China: TheBetter Than Cash Alliance has released a report covering the growth of digital payments in the country, with specific focus on WeChat and Alipay. The report examines “the opportunities presented by social networks and e-commerce platforms to expand digital payments, and in doing so, help other countries use these experiences as a guide and reference in building out inclusive digital payments ecosystems in their own market context.”
WeChat payments per user have surged ($US)
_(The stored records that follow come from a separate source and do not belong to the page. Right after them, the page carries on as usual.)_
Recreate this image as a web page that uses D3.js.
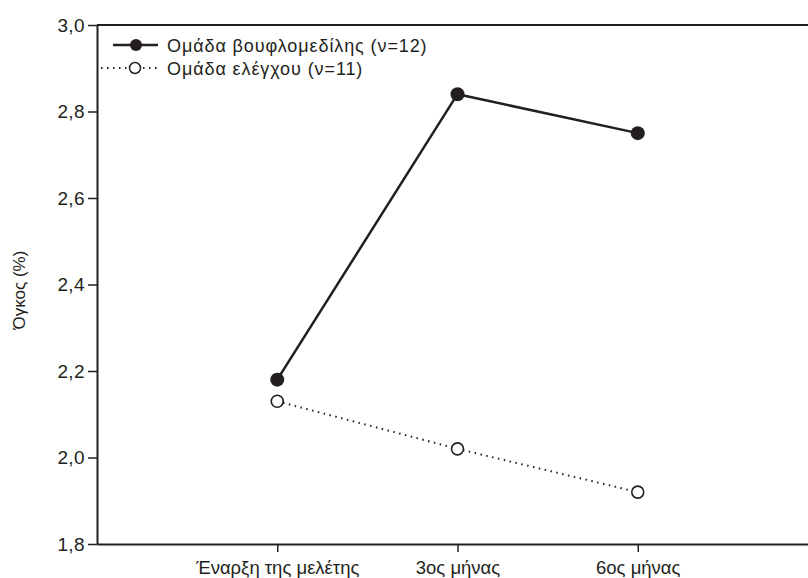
<!DOCTYPE html>
<html><head><meta charset="utf-8">
<script src="https://cdn.jsdelivr.net/npm/d3@7"></script>
<style>body{margin:0;background:#fff}text{font-family:"Liberation Sans",Arial,sans-serif;fill:#231f20}</style>
</head><body><svg id="c" width="808" height="578"></svg>
<script>
const categories = ["Έναρξη της μελέτης", "3ος μήνας", "6ος μήνας"];
const treatmentValues = [2.18, 2.84, 2.75];
const controlValues = [2.13, 2.02, 1.92];
const yTicks = [1.8, 2.0, 2.2, 2.4, 2.6, 2.8, 3.0];
const seriesNames = ["Ομάδα βουφλομεδίλης (ν=12)", "Ομάδα ελέγχου (ν=11)"];
const yLabel = "Όγκος (%)";

(function () {
const ink = "#231f20";
const svg = d3.select("#c");
const mLeft = 97, mRight = 818, mTop = 25, mBottom = 544;
const x = d3.scalePoint().domain(categories).range([mLeft, mRight]).padding(1);
const y = d3.scaleLinear().domain([1.8, 3.0]).range([mBottom, mTop]);

// top border
svg.append("line").attr("x1", mLeft).attr("x2", 808).attr("y1", mTop).attr("y2", mTop)
  .attr("stroke", ink).attr("stroke-width", 2);

const yAxis = svg.append("g").attr("transform", `translate(${mLeft},0)`)
  .call(d3.axisLeft(y).tickValues(yTicks).tickSize(9).tickSizeOuter(0)
    .tickFormat(d => d3.format(".1f")(d).replace(".", ",")));
yAxis.select(".domain").attr("stroke", ink).attr("stroke-width", 2);
yAxis.selectAll(".tick line").attr("stroke", ink).attr("stroke-width", 1.5);
yAxis.selectAll(".tick text").attr("font-size", 19).attr("x", -12).attr("fill", ink)
  .attr("letter-spacing", 0.4);

const xAxis = svg.append("g").attr("transform", `translate(0,${mBottom})`)
  .call(d3.axisBottom(x).tickSize(8).tickSizeOuter(0));
xAxis.select(".domain").attr("stroke", ink).attr("stroke-width", 2);
xAxis.selectAll(".tick line").attr("stroke", ink).attr("stroke-width", 1.5);
xAxis.selectAll(".tick text").attr("font-size", 18.5).attr("y", 17).attr("fill", ink);

svg.append("text").attr("transform", "translate(25,290) rotate(-90)")
  .attr("text-anchor", "middle").attr("font-size", 17).text(yLabel);

const line = d3.line().x((d, i) => x(categories[i])).y(d => y(d));

svg.append("path").datum(controlValues).attr("d", line).attr("fill", "none")
  .attr("stroke", ink).attr("stroke-width", 2).attr("stroke-dasharray", "1.5 4.5");
svg.append("path").datum(treatmentValues).attr("d", line).attr("fill", "none")
  .attr("stroke", ink).attr("stroke-width", 2.5);

svg.selectAll(".ctl").data(controlValues).enter().append("circle")
  .attr("cx", (d, i) => x(categories[i])).attr("cy", d => y(d)).attr("r", 6)
  .attr("fill", "#fff").attr("stroke", ink).attr("stroke-width", 1.6);
svg.selectAll(".trt").data(treatmentValues).enter().append("circle")
  .attr("cx", (d, i) => x(categories[i])).attr("cy", d => y(d)).attr("r", 7)
  .attr("fill", ink);

// legend
const lg = svg.append("g");
lg.append("line").attr("x1", 113).attr("x2", 158).attr("y1", 45).attr("y2", 45)
  .attr("stroke", ink).attr("stroke-width", 2.5);
lg.append("circle").attr("cx", 136).attr("cy", 45).attr("r", 6).attr("fill", ink);
lg.append("text").attr("x", 167).attr("y", 51.5).attr("font-size", 18)
  .attr("letter-spacing", 0.9).text(seriesNames[0]);
lg.append("line").attr("x1", 101).attr("x2", 158).attr("y1", 68).attr("y2", 68)
  .attr("stroke", ink).attr("stroke-width", 2).attr("stroke-dasharray", "1.5 4.5");
lg.append("circle").attr("cx", 135).attr("cy", 68).attr("r", 5.5)
  .attr("fill", "#fff").attr("stroke", ink).attr("stroke-width", 1.5);
lg.append("text").attr("x", 167).attr("y", 74.5).attr("font-size", 18)
  .attr("letter-spacing", 0.9).text(seriesNames[1]);
})();
</script></body></html>
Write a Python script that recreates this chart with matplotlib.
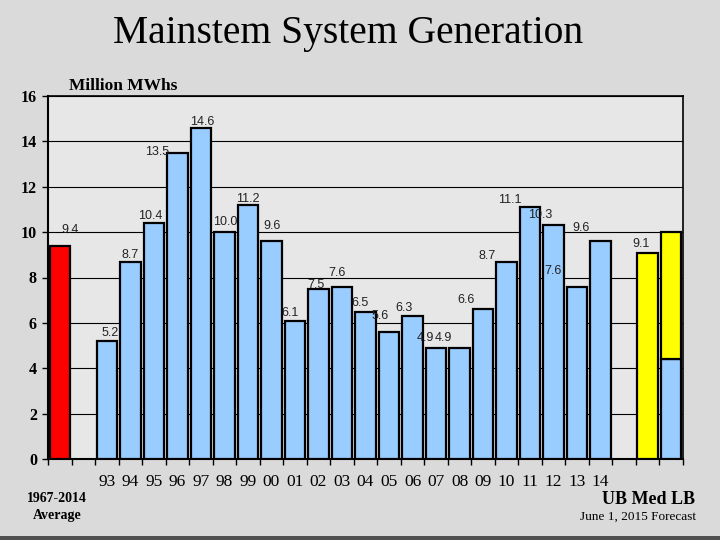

U.S.: So I put Rep. Patrick McHenry (R-N.C.) on the hot seat once again (at 24:30). McHenry spoke (before I took the stage) at an American Action Forum event on FinTech, where he discussed the Financial Services Innovation Act. He also penned an op-ed on the failure of the Consumer Financial Protection Bureau’s (CFPB) Project Catalyst initiative. “Of course, the failure of Project Catalyst is not for a lack of trying. Really, the story of Project Catalyst is that of an agency colliding with the cold realities of the laws and rules that govern what agencies can and cannot do to promote innovation.”
Separately, Sen. Cory Gardner (R-Colo.) has asked the CFPB to provide a report on the regulatory burdens affecting rural access to capital. At the state level, California reportedly will try again on adopting a BitLicense-like framework for virtual-currency companies.
A couple of other developments to mention: First, the Federal Reserve Bank of Boston published a report on how mobile technology is driving innovation and enhancing payment security. The Government Accountability Office, meanwhile, published a report on FinTech with a specific focus on marketplace lending, mobile payments, digital wealth management platforms, and distributed ledger technology.